Smart Precinct NQ was established as a non-profit in 2019 with the help of organisations such as the North Queensland Regional Operation of Councils and James Cook University to provide support and advice for the region’s growing business community.
In 2022, the environment ministers of Australia agreed to collaborate with the private sphere on eliminating waste and pollution, maximising the utility of materials, and pushing markets to create a functioning circular economy by 2030. Estimates show that establishing this nationally could provide $1.86 trillion over two decades as it reduces carbon emissions.
“We simply have to do a better job of conserving our precious resources and reducing waste to landfill,” Minister for the Environment and the Great Barrier Reef Leanne Linard said.
“Recycling certainly has its place, but we encourage industry to also think beyond recycling and focus more on the circular economy principles of designing out waste throughout production and a product’s usable life.
“On any given day, particularly in major population centres, you will see tonnes of waste sent to landfill centres – multiply this by our country’s population and the coming seven years to 2030 and it can be seen how imperative it is that we act now to reach this goal.”
The United Nations Conference on Trade and Development (UNCTAD) defines a circular economy as a system that gives incentives to markets for reusing products and investing them back into the economy, rather than turning them into waste and exploiting new materials.
Queensland’s Circular Economy (Industry-Research) Program is already supporting Mackay’s Resource Centre of Excellence and Toowoomba’s Agribusiness Connect, which are helping businesses in their regions move away from the linear ‘take-make-waste’ model.

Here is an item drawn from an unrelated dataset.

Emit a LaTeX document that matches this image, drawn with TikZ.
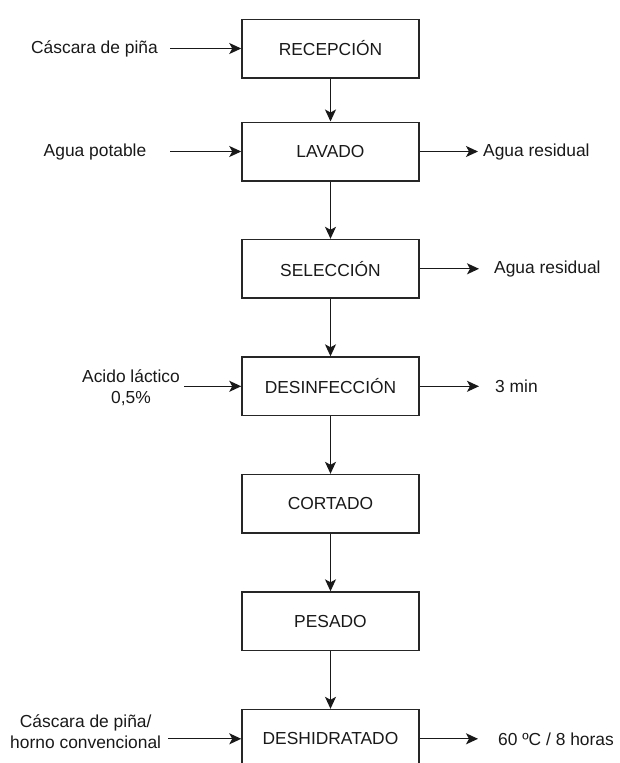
\documentclass[tikz,border=0pt]{standalone}
\usepackage{fontspec}
\setmainfont{Liberation Sans}
\usetikzlibrary{arrows.meta}

\tikzset{
  txt/.style={font=\fontsize{17.4}{20.5}\selectfont, text=black!90},
  stepbox/.style={txt, draw=black!85, line width=1.5pt, minimum width=177pt,
    minimum height=58.5pt, inner sep=0pt},
  lbl/.style={txt, inner sep=0pt, align=center},
  flow/.style={draw=black!90, line width=1.3pt,
    -{Stealth[length=12pt, width=11pt, inset=3pt]}}
}

\begin{document}
\begin{tikzpicture}[x=1pt, y=-1pt]
\useasboundingbox (0,0) rectangle (620,763);

% process steps
\node[stepbox] (rec) at (330.5,48.5)  {RECEPCIÓN};
\node[stepbox] (lav) at (330.5,151.5) {LAVADO};
\node[stepbox] (sel) at (330.5,268.8) {SELECCIÓN};
\node[stepbox] (des) at (330.5,386.3) {DESINFECCIÓN};
\node[stepbox] (cor) at (330.5,503.8) {CORTADO};
\node[stepbox] (pes) at (330.5,621.3) {PESADO};
\node[stepbox] (deh) at (330.5,738.8) {DESHIDRATADO};

% main flow
\draw[flow] (rec) -- (lav);
\draw[flow] (lav) -- (sel);
\draw[flow] (sel) -- (des);
\draw[flow] (des) -- (cor);
\draw[flow] (cor) -- (pes);
\draw[flow] (pes) -- (deh);

% inputs
\node[lbl] (i1) at (94.5,48.5)  {Cáscara de piña};
\node[lbl] (i2) at (95,151.5)   {Agua potable};
\node[lbl] (i4) at (131,387.5)  {Acido láctico\\0,5\%};
\node[lbl] (i7) at (85.7,731.5) {Cáscara de piña/\\horno convencional};

\coordinate (a1) at (170,48.5);
\coordinate (a2) at (170,151.5);
\coordinate (a4) at (184,386.3);
\coordinate (a7) at (168,738.8);

\draw[flow] (a1) -- (rec);
\draw[flow] (a2) -- (lav);
\draw[flow] (a4) -- (des);
\draw[flow] (a7) -- (deh);

% outputs
\coordinate (b2) at (478,151.5);
\coordinate (b3) at (479,268.8);
\coordinate (b4) at (479,386.3);
\coordinate (b7) at (478,738.8);

\draw[flow] (lav) -- (b2);
\draw[flow] (sel) -- (b3);
\draw[flow] (des) -- (b4);
\draw[flow] (deh) -- (b7);

\node[lbl, anchor=west] (o2) at (483,151.5) {Agua residual};
\node[lbl, anchor=west] (o3) at (494,268.8) {Agua residual};
\node[lbl, anchor=west] (o4) at (495,386.3) {3 min};
\node[lbl, anchor=west] (o7) at (498,738.8) {60 ºC / 8 horas};
\end{tikzpicture}
\end{document}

If these hubs and Townsville’s Smart Precinct NQ can successfully embed these economic principles within local business operations, the program will be expanded to other locations throughout the state.
“I am keen to see Townsville and North Queensland at the forefront of this economic benefit,” Member for Townsville Scott Stewart said. “Embracing a circular economy isn’t just good for the environment, it’s good for business. For every one job in landfill, there are three jobs in recycling and remanufacturing.”
According to the state government’s Waste Management and Resource Recovery Strategy, over the past 10 years Queensland’s recycling rate has remained steady but landfill has increased by around 19 per cent more than population growth. Between 2017-18 the state recycled 4.9 million tonnes or 45 per cent of the total 11 million tonnes generated, which is well below the highest rates of other states and the national average.
The growth in waste is partially due to increased consumption, interstate waste transported into the state for disposal thanks to the low landfill gate prices, and the non-existence of a waste levy.
On top of this, each year Queensland’s local governments spend $18 million to remove litter and illegally dumped waste. Partly to blame is China’s ban on the import of recycled material with higher contamination levels, which has impacted the commercial viability of the state’s kerbside recycling.
Currently the state government is collaborating with the rest of the Commonwealth to update the National Waste Policy, so the country is more resilient to international market fluctuations and has the capability to improve waste recovery.